>>>>

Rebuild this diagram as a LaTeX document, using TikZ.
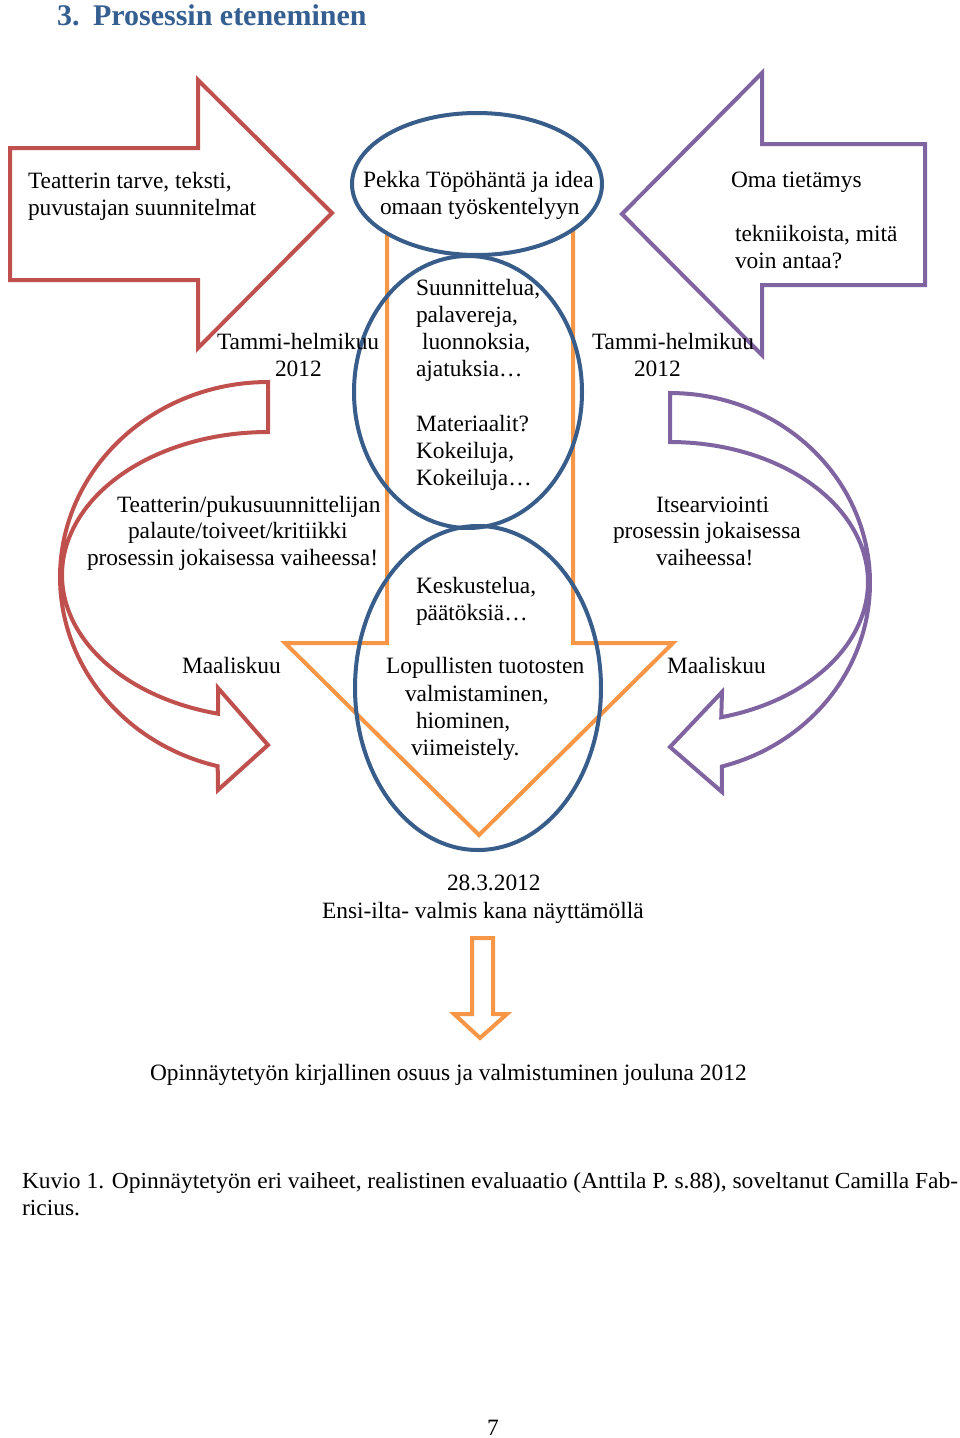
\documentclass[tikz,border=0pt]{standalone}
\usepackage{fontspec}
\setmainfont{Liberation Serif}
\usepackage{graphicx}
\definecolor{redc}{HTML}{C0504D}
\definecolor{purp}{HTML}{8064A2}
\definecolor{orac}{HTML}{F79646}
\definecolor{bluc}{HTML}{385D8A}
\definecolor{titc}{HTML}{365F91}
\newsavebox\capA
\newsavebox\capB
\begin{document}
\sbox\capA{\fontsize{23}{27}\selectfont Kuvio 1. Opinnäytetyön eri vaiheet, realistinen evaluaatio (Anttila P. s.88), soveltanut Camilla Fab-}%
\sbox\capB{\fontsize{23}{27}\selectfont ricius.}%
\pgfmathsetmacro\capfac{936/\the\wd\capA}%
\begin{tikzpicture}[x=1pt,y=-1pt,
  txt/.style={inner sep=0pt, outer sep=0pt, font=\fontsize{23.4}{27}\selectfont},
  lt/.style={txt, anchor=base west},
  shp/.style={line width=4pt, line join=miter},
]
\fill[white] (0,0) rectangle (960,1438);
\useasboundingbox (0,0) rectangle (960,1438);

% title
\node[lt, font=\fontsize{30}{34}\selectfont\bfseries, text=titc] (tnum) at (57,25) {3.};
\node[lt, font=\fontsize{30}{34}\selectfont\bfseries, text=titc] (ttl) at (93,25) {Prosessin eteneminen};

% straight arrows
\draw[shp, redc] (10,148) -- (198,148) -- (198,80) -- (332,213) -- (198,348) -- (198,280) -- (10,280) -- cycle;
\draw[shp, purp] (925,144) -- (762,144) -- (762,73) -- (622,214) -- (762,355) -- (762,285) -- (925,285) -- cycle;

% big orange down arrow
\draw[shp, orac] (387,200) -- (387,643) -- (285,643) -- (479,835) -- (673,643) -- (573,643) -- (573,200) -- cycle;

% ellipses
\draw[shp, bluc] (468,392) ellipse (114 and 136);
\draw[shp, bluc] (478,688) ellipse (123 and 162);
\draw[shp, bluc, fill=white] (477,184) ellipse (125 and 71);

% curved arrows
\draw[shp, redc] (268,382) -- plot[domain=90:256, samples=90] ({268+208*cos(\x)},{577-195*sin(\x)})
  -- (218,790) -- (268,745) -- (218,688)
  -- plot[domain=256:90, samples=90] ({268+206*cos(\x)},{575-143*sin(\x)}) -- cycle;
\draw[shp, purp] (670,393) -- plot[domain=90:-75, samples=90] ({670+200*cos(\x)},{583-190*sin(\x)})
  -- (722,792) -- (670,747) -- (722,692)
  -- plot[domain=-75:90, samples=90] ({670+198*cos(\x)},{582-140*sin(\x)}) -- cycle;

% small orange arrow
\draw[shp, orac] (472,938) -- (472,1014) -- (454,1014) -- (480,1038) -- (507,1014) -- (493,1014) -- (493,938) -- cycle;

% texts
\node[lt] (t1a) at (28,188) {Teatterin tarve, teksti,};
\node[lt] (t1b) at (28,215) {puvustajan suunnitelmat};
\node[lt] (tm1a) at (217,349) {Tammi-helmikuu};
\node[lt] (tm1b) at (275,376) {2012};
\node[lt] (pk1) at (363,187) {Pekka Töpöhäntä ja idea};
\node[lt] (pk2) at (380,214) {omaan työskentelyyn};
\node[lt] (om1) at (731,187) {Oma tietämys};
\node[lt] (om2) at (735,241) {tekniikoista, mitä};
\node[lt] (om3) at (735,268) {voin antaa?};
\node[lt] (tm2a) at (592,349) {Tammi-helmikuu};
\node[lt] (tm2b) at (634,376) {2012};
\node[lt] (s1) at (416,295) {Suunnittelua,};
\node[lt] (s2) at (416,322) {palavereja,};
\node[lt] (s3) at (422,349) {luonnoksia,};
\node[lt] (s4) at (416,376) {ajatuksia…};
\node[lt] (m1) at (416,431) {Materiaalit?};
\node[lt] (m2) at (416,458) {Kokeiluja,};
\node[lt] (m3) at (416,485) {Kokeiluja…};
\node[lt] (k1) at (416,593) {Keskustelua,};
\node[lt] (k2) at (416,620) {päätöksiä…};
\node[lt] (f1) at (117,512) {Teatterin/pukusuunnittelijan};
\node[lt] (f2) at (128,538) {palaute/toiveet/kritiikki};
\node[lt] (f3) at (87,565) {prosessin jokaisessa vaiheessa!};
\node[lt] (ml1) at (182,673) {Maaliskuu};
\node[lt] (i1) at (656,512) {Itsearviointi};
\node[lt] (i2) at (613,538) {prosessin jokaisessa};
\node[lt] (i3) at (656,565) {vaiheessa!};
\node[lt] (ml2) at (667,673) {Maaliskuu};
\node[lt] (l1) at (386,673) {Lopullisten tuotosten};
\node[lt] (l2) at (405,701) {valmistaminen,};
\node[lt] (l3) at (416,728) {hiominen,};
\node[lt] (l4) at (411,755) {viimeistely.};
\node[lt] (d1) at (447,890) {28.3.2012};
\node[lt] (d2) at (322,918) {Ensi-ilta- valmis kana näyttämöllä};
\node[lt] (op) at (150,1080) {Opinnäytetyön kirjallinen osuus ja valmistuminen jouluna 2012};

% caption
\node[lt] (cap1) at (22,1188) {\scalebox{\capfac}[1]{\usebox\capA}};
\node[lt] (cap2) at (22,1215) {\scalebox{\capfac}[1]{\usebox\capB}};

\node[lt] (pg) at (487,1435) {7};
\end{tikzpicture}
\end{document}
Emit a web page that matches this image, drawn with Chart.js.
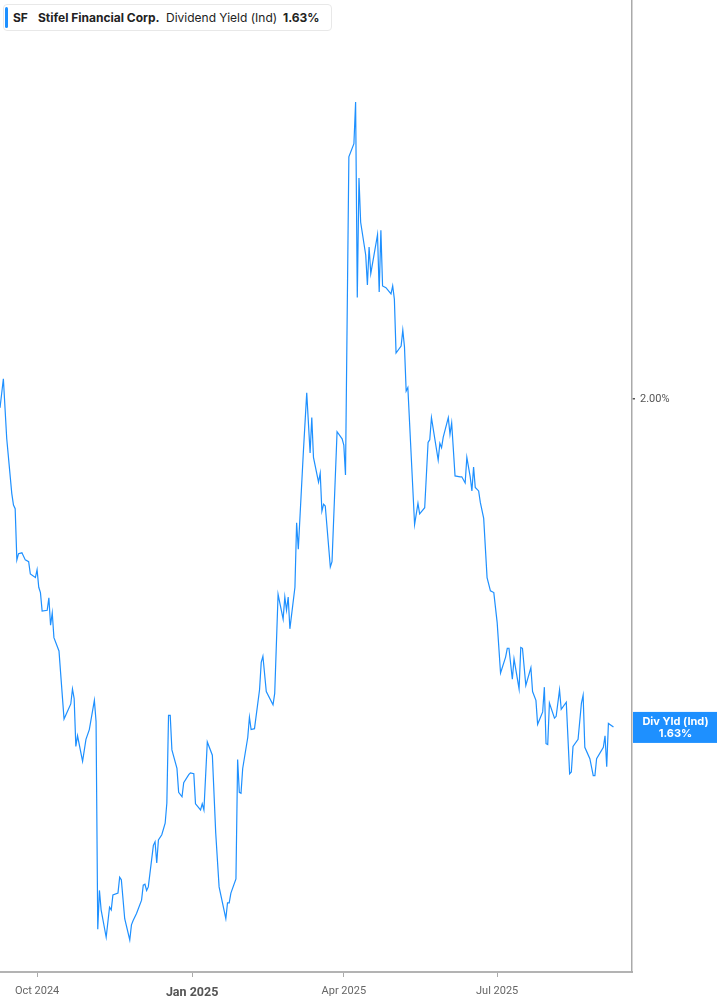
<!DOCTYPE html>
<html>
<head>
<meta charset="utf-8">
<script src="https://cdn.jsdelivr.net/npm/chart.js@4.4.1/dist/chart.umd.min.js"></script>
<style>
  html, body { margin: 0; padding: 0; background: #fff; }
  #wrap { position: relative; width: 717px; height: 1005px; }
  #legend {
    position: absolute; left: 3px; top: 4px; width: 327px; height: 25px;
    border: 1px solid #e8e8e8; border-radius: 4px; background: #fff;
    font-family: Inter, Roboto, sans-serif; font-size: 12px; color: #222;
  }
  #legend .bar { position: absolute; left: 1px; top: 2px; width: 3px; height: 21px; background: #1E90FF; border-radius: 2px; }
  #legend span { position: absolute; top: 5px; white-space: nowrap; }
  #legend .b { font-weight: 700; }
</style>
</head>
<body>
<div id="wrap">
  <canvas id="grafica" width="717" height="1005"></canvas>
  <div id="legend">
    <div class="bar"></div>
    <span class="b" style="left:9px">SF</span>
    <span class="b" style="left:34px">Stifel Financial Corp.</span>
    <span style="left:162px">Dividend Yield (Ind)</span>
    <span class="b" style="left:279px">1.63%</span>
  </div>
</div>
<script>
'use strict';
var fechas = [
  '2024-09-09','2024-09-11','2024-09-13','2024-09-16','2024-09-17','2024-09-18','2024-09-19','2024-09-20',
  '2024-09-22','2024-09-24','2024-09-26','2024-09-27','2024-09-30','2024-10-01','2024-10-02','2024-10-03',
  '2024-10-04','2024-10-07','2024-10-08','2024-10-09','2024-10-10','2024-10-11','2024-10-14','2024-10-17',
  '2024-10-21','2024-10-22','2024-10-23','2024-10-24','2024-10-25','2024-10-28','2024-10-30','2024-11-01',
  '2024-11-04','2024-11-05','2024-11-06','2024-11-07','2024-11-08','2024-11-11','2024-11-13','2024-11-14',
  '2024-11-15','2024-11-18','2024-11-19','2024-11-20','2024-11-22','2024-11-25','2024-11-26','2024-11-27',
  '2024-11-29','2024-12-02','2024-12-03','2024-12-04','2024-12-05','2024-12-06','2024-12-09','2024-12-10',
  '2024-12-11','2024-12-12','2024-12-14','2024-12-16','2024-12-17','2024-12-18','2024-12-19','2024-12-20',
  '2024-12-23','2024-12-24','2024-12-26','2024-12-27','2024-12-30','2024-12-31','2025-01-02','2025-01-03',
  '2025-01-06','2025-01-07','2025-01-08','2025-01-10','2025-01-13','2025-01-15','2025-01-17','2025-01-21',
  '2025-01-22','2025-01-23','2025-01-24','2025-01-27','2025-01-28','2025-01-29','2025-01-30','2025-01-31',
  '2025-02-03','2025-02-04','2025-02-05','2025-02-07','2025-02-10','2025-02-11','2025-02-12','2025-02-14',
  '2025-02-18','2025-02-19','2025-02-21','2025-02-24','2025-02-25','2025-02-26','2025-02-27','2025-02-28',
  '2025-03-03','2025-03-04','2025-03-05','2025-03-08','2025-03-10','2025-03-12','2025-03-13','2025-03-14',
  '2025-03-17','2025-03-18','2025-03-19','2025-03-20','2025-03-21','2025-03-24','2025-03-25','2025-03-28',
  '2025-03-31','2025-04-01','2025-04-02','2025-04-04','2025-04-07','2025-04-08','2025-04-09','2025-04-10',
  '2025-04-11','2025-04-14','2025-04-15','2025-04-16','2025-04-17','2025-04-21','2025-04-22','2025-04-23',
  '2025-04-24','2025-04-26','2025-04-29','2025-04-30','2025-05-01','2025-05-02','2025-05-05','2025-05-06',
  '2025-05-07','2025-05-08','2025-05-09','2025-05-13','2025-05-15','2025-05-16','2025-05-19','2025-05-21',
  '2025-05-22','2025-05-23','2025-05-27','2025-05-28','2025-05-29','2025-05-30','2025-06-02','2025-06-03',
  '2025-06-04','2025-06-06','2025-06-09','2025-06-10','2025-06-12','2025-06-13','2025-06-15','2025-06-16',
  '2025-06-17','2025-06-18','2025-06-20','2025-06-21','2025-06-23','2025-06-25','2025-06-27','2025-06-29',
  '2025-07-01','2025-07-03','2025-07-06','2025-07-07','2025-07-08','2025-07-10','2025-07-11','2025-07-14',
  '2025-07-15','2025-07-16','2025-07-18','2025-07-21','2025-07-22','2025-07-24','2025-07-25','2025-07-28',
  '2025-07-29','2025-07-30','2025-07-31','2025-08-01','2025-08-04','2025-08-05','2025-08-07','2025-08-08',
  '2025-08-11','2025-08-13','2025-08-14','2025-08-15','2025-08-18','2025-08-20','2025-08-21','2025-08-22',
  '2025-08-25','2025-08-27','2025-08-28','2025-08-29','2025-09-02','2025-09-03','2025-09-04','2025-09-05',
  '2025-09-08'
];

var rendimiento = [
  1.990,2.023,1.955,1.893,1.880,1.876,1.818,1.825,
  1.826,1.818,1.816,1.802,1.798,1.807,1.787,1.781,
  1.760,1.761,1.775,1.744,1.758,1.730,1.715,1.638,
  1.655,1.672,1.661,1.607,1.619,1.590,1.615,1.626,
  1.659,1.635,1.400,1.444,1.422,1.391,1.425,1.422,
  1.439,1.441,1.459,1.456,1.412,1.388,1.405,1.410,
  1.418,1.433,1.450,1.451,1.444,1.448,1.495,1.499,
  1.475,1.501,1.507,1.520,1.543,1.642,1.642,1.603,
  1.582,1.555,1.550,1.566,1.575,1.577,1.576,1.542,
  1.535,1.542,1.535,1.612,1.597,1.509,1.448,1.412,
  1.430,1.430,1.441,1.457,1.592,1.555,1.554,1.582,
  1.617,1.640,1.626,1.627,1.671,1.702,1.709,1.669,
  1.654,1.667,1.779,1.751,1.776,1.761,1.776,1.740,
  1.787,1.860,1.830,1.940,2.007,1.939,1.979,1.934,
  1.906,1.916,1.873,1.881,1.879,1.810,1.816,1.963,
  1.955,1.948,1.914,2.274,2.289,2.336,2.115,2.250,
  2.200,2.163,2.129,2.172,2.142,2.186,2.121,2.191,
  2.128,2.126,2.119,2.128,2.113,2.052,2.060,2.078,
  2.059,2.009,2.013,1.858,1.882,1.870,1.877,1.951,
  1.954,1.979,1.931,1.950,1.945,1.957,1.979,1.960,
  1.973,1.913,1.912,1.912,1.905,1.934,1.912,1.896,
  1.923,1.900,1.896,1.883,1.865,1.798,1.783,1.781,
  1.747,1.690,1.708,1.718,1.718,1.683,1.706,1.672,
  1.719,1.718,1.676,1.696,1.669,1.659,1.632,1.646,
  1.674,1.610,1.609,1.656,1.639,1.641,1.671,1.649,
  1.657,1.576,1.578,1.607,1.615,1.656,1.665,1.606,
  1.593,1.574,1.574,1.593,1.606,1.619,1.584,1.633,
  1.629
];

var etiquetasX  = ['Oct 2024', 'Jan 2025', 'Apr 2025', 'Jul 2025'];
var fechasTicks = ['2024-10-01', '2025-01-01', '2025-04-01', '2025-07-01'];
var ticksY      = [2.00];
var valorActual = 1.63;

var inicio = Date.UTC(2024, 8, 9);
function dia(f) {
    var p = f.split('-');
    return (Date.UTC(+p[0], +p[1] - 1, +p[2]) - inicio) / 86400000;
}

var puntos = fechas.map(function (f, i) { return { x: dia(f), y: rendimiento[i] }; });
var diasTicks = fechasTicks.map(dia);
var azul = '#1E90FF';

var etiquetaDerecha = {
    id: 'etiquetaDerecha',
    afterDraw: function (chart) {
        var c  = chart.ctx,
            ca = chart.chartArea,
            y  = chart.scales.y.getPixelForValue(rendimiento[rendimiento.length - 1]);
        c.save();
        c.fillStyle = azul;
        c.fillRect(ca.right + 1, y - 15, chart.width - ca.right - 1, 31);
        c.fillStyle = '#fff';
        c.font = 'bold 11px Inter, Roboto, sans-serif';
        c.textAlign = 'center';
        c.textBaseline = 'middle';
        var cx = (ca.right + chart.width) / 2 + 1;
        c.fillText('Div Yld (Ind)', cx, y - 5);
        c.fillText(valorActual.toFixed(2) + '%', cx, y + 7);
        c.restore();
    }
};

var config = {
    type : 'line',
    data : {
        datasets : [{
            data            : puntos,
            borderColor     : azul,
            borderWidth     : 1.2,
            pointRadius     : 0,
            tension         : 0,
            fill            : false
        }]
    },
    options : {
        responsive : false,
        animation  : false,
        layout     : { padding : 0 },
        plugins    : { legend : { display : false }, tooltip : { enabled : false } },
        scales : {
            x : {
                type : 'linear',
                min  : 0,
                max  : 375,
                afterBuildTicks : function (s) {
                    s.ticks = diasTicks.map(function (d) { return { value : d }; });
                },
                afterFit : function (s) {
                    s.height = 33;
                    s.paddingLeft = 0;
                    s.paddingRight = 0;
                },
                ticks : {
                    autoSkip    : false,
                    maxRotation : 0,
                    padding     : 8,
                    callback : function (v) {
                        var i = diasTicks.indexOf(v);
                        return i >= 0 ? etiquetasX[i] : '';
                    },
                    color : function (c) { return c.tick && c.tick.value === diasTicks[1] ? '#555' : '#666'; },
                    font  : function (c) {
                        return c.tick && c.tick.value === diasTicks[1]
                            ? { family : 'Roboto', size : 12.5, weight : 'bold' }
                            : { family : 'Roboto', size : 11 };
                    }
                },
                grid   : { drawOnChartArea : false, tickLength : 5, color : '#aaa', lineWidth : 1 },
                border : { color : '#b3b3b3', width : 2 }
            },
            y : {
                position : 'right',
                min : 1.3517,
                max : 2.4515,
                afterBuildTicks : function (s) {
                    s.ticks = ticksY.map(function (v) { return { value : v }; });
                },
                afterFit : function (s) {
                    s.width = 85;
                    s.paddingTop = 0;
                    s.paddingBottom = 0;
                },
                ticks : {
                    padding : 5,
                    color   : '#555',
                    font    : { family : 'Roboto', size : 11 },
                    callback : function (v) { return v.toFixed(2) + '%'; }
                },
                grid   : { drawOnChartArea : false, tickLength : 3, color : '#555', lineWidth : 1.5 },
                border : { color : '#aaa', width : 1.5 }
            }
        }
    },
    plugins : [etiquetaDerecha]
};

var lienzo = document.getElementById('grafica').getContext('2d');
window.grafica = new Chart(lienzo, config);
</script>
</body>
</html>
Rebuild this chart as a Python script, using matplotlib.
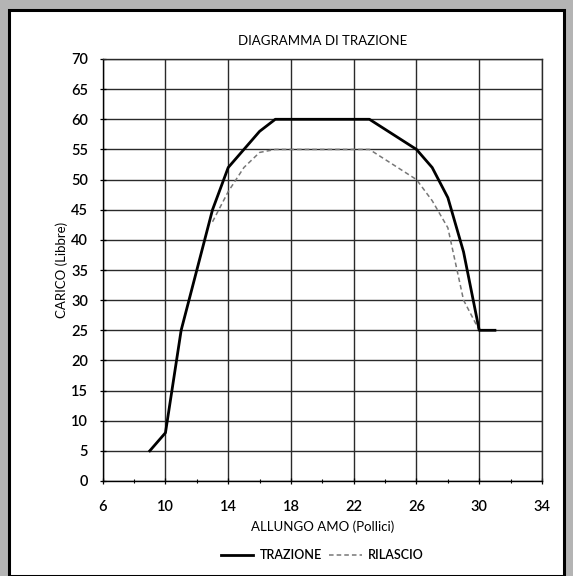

<<<<

▶ _What the task requires_
Pictures excluded, repeat exactly the lines from the top of the material through the line with "(125 and 71);", including both of those lines.

▶ _The output_
Rebuild this diagram as a LaTeX document, using TikZ.
\documentclass[tikz,border=0pt]{standalone}
\usepackage{fontspec}
\setmainfont{Liberation Serif}
\usepackage{graphicx}
\definecolor{redc}{HTML}{C0504D}
\definecolor{purp}{HTML}{8064A2}
\definecolor{orac}{HTML}{F79646}
\definecolor{bluc}{HTML}{385D8A}
\definecolor{titc}{HTML}{365F91}
\newsavebox\capA
\newsavebox\capB
\begin{document}
\sbox\capA{\fontsize{23}{27}\selectfont Kuvio 1. Opinnäytetyön eri vaiheet, realistinen evaluaatio (Anttila P. s.88), soveltanut Camilla Fab-}%
\sbox\capB{\fontsize{23}{27}\selectfont ricius.}%
\pgfmathsetmacro\capfac{936/\the\wd\capA}%
\begin{tikzpicture}[x=1pt,y=-1pt,
  txt/.style={inner sep=0pt, outer sep=0pt, font=\fontsize{23.4}{27}\selectfont},
  lt/.style={txt, anchor=base west},
  shp/.style={line width=4pt, line join=miter},
]
\fill[white] (0,0) rectangle (960,1438);
\useasboundingbox (0,0) rectangle (960,1438);

% title
\node[lt, font=\fontsize{30}{34}\selectfont\bfseries, text=titc] (tnum) at (57,25) {3.};
\node[lt, font=\fontsize{30}{34}\selectfont\bfseries, text=titc] (ttl) at (93,25) {Prosessin eteneminen};

% straight arrows
\draw[shp, redc] (10,148) -- (198,148) -- (198,80) -- (332,213) -- (198,348) -- (198,280) -- (10,280) -- cycle;
\draw[shp, purp] (925,144) -- (762,144) -- (762,73) -- (622,214) -- (762,355) -- (762,285) -- (925,285) -- cycle;

% big orange down arrow
\draw[shp, orac] (387,200) -- (387,643) -- (285,643) -- (479,835) -- (673,643) -- (573,643) -- (573,200) -- cycle;

% ellipses
\draw[shp, bluc] (468,392) ellipse (114 and 136);
\draw[shp, bluc] (478,688) ellipse (123 and 162);
\draw[shp, bluc, fill=white] (477,184) ellipse (125 and 71);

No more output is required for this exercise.